There has always been the debate of who was the more popular of the woman figures of the show: Ginger or Mary Ann (or Mrs. Howell). Mrs. Howell is the clear third-place winner. In places one and two, Mary Ann had the younger fans liking her most, while older fans like Ginger (Tina Louise) more. In the category of men’s votes, Ginger won going away (as she played a sexy, movie star fantasy character). Tina and Dawn are the only cast members alive today, at 81 and 77.
In the show’s script, all the men and women behaved morally and properly with one another. If told in a modern tv soap story today, then all would be in an immoral mess! Thank goodness for goodness in a 60’s tv show on regular tv.
The actress to play Mrs. Lovey Wentworth Howell (Natalie Schafer) had a contract which stipulated that there be no close-ups of her in the show. The reason was that producers knew her real age, which was 13 years older than Jim Backus, who played her character’s husband, Thurston Howell III. Backus was a comedic actor in the 60’s and his unique voice was also used for the cartoon character of that era called Mr. Magoo.
In the opening song of the show, in its initial season, some characters are named, but others are just sung as “and the rest.” Who are those two minor characters getting the low billing at first, with less scenes in the pilot season? It was the Professor and Mary Ann. That later changed in the song.
Sherwood Schwartz, the show’s producer, claimed that, contrary to popular belief, “Robinson Crusoe” was not the inspiration for the series, even though it was one of his favorite books and was referenced in the closing song. The show idea was more inspired by the 1939 film “Five Came Back” starring Lucille Ball. The characters in that film included a wayward pilot and co-pilot, a botanist and his wife, a sultry woman with a shady past, and a rich playboy and his homespun wife.

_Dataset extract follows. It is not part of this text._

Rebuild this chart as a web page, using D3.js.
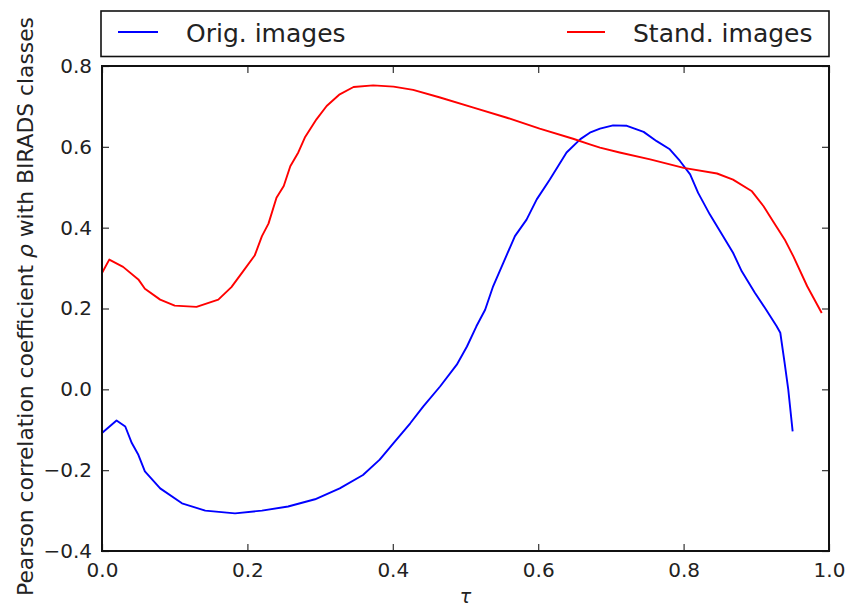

. The tv show writers seemed to have license to make up anything they wanted on the scripts, as in their having episodes with a cave man found living on the island, a former enemy downed pilot found hiding there, as well as a Martian, a lost pop music group, and a troublesome lion and ape discovered in their camp on various episodes. But–no mind–they could handle it!
It has often been observed that although they were on “a three hour tour,” the castaways had an awful lot of supplies on board. Mary Ann and Ginger seemingly never worn the same clothes twice, nor made any native island clothes. Professor has an extensively library, and the Howells have myriad luxury items. Funny.
In the make-believe world of Gilligan’s Island (G.I.), the three follow-up made-for-tv movies helped us resolve what ever became of our seven tv islander friends. They do get rescued (movie 1) but a tsunami hits the island. Still, it survives and the Howells build a resort vacation spot there with a hotel (movie 2) and the other five ex-castaways benefit financially. Nice. Then, the island gets on the tourist map enough to host a Harlem Globetrotters game on it (movie 3), while a valuable and rare mineral supply is found on the island and an evil man (played by Martin Landau) tries to get it and ruin the G.I.resort, but he fails. Good. Still, the disappointment of these three films is that a fake Ginger is played in these movies (not Tina Louise) so Ginger fans are left disappointed. They wonder what becomes of Tina Louise until she turns up in the Stepford Wives film and some spots in tv shows.
Some other cameo appearances to the island, as characters there in the show, were from Don Rickles, Kurt Russell, Jack Sheldon, Richard Kiel, Phil Silvers, and Larry Storch. Each of these fine actors in their sudden appearances on the island also later seemed to ‘forget’ to bring rescue to the poor seven stranded islanders. Maybe they thought it would be bad for the show?! Consider the alternative show: filming Gilligan as a lifeguard in Laguna, the Howells on Wall Street, and the Professor as a Fern Shop manager, etc. No, that’s just not as compelling a tv show as with 7 co-stranded islanders!
I never saw the Gilligan’s episode with Don Rickles, but I can imagine him leaving the island in his typical face of disgust, and swimming a mile alone to the Hawaiian shore, and saying to someone: ‘Remember those seven missing people three years ago from the Minnow? Those seven Hockey Pucks are just a mile away on that little island offshore, thinking they are stranded! But I just swam from there 10 minutes ago. It was easy! Yeah, I have to say, those missing Minnow tourists over there are real intellectual giants! You can see the Hawaiian mainland from their back shore, and still they think they’re 200 miles into the Pacific! Just how far can a 3-hour tour boat get offshore anyway?! That so-called storm they had was probably a tequila storm and not any actual weather storm. And what a bunch of complainers! Most people would be grateful for a no-cost private island life, but not those seven! All they ever say is “We want to leave! We want to leave this place!” That’s all they would say. Well, dummies, how about swimming a few feet home! I say, leave those numbskulls over on that island, until the Professor can tighten all of their loose screws. And another thing, if he thinks he’s so smart, why are they all still deserted over there?!” Can’t he see he’s a half-mile from port?!’
So——let’s forget about these new 2016 TV shows like “Lucifer” on FOX or “You and Me and The Apocalypse” on NBC or “Angel from Hell” on CBS tv. There are better reruns on!